Endlich schaffen wir es, uns für meinen „Secret Salon“ oben im Tempel von 1844 zu verabreden: Angela, die die Briefe ihrer Urgroßmutter entdeckte und darüber ein Buch schreibt, ich, die ich mich gern als „Briefschreiberin“ definiere. Unser Thema: Bruce Chatwin. Der Nomade, ein Kompendium seiner Briefe von der Kindheit bis kurz vor seinem Tod, herausgegeben und kommentiert von seiner Frau Elisabeth Chatwin sowie dem Freund und Journalisten Nicholas Shakespeare.

Ich bin müde, zwei Nächte hintereinander wenig Schlaf, brauche einen kleinen Kick, um mich aus der trüben Realität zu holen. Deswegen schlage ich vor, dass wir es uns in der alten Badewanne gemütlich machen mit Blick auf die Apsis-Ruine, Kerzen und einen Kaffee dazu.

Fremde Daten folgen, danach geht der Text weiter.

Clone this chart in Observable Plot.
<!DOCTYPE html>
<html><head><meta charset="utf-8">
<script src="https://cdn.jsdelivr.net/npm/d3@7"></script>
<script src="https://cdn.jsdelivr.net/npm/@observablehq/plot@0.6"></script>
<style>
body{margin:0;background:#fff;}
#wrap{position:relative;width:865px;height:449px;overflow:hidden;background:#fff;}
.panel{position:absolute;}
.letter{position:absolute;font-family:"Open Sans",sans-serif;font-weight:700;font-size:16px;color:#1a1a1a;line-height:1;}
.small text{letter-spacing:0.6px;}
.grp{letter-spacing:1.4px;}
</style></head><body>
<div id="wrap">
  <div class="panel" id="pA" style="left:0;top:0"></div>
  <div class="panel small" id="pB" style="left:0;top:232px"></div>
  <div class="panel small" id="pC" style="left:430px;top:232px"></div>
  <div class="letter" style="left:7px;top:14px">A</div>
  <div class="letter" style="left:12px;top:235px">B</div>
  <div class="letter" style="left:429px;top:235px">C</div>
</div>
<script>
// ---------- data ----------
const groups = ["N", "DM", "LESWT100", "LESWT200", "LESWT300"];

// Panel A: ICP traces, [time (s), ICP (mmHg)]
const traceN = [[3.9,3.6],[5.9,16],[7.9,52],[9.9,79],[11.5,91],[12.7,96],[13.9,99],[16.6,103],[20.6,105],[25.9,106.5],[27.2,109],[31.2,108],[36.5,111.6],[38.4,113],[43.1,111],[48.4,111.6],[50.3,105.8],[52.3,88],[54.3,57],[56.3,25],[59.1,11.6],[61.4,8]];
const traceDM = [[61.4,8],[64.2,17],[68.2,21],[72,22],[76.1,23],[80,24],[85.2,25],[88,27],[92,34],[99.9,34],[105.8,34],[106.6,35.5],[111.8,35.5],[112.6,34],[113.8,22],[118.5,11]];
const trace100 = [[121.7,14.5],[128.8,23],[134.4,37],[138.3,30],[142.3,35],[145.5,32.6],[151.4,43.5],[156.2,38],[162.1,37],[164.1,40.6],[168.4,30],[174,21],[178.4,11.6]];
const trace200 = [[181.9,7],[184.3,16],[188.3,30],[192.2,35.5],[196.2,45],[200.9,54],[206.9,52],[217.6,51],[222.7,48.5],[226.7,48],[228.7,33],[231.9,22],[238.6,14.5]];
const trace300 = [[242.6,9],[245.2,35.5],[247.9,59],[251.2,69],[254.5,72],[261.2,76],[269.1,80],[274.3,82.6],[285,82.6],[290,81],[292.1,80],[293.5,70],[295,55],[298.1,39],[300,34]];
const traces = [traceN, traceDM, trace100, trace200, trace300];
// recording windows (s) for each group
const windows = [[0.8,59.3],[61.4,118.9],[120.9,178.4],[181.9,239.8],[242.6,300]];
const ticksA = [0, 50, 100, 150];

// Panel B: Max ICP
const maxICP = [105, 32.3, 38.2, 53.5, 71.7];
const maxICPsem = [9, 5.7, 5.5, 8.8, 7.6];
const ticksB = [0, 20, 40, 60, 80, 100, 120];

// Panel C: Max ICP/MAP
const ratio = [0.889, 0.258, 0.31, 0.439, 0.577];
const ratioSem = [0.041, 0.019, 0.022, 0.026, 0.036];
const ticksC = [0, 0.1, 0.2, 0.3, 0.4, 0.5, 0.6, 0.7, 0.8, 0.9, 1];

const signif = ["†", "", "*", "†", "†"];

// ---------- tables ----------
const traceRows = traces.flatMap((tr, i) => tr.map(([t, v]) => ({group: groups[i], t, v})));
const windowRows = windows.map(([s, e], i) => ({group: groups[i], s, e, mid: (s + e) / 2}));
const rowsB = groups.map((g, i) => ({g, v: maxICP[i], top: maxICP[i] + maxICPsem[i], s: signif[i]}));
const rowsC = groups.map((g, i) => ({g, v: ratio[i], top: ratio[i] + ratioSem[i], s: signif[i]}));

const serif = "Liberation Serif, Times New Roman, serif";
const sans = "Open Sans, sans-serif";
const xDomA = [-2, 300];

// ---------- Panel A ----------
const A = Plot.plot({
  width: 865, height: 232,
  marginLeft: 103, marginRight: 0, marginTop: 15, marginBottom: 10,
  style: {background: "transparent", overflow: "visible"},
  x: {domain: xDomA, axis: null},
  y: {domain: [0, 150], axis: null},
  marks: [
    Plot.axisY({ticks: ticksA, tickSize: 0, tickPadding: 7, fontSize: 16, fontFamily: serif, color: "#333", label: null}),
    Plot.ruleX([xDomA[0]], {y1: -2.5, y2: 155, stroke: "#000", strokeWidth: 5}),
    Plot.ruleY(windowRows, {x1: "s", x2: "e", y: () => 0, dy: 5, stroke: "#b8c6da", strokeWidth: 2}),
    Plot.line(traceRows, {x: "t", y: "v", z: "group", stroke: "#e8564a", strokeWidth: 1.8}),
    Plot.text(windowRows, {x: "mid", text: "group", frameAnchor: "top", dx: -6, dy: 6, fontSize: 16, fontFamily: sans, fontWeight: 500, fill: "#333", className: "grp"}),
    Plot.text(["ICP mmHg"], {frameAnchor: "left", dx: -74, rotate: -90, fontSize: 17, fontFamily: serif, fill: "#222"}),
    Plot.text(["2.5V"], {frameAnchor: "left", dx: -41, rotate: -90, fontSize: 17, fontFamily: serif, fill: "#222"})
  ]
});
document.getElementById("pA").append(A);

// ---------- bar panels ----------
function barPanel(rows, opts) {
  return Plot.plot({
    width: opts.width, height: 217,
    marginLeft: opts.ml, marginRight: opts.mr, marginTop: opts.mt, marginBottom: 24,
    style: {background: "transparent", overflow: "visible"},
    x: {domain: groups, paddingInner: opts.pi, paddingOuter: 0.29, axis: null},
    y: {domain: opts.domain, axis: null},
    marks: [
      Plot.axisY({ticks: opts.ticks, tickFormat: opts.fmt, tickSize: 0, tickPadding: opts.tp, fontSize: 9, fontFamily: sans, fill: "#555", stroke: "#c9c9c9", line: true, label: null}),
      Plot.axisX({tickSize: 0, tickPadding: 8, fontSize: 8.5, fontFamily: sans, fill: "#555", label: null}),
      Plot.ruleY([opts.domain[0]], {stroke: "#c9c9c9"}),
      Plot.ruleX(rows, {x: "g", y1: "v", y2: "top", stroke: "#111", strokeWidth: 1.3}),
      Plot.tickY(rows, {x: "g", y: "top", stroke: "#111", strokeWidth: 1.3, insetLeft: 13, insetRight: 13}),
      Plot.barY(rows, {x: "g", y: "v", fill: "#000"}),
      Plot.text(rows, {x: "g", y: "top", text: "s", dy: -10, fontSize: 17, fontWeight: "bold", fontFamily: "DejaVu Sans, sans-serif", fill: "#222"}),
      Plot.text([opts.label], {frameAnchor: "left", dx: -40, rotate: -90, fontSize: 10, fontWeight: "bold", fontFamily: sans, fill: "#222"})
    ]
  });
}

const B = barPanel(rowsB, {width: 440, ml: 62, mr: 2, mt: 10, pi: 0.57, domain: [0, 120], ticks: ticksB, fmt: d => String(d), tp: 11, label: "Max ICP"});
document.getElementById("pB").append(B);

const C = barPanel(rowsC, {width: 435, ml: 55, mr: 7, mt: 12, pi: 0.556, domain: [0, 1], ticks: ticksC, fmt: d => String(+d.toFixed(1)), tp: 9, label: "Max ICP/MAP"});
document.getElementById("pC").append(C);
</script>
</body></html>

Über Bruce Chatwin ließe sich so viel erzählen, den ewig Rastlosen, den Nomaden aus bürgerlichen Verhältnissen, der bei Sotheby’s in London sein erstes Rüstzeug der Beschreibung lernte. Es folgten das Studium der Archäologie, seine Zeit bei der Sunday Times und dann endlich sein erstes Buch „In Patagonien“ (1977), mit dem er zu seinem eigenen Schreibstil fand.

Die Manuskripte und Notizen sowie alle anderen Vorarbeiten warf er weg, sowie das Buch fertig gedruckt war. Wir sind entsetzt, heben alles sorgfältig auf. Es gibt von mir reihenweise Skizzenbücher mit meinen Gedanken, gekritzelt, umkreist, mit Ausrufezeichen versehen. Und auch Angela hütet ihre Recherche-Schätze. Chatwins Briefe sind somit die einzigen unbearbeiteten Dokumente, die Zeugnis seiner inneren und äußeren Wanderungen, Liebe, Einsamkeit und endlosen Suche nach dem Wesen von uns Menschen ablegen.

Hans Magnus Enzensberger schrieb über ihn: „Gewiss aber wird man sich an Chatwin als einen Geschichtenerzähler erinnern (und als solcher wird er auch vermisst), einen Geschichtenerzähler, der weit über die Grenzen der Fiktion hinausgeht und in seinen Erzählungen Elemente der Reportage, der Autobiographie, der Ethnologie, der kontinentalen Tradition des Essays, ja sogar des Klatsches mit einbezieht.“

Die Briefe sind dafür der „Rohstoff der Gedanken“, wie es bei ihm heißt, „ein Mittel, sie auf dem Papier zu testen, eine erste Version.“ Seine Sätze sind kurz und präzise, manchmal Telegramm-artig, ein Medium, das er besonders liebte: BIN WEG NACH PATAGONIEN FÜR VIER MONATE. Es gibt viele Situationen, in denen wir auch gern so etwas schreiben würden. Viel knapper geht „escape“ wohl nicht.

Verschwenderisch ging Chatwin mit Wahrheiten um, er tauschte das eine oder andere Faktische aus, vernachlässigt vordergründige Kontexte. Er ist auf der Suche nach den tieferen Zusammenhängen, sonst würde er sich nicht unablässig quälen, wie sich in seinen Briefen zeigt. Wird das Material, das er gefunden hat, sich zu einem großen Bild zusammenzufügen? 17 Jahre brauchte er, bis in „Traumpfade“ sinnbildlich verschmolz, was das Thema seines Lebens war. Da hatte er sich schon mit dem HIV-Virus infiziert.

Mit dreißig Jahren nahm sich Chatwin die Sätze seines Lehrers zu Herzen: „Jeder Mensch, der sich jemals etwas abverlangt, trägt ein Buch in sich … Allerdings mag es ein besseres Buch werden, wenn er damit wartet, es einem Verleger zu überbegeben, bis er sechzig geworden ist.“ – Soviel Zeit hatte er nicht, er starb 1989 mit nur 49 Jahren. Für mich ist er einer der ganz Großen des 20. Jahrhunderts.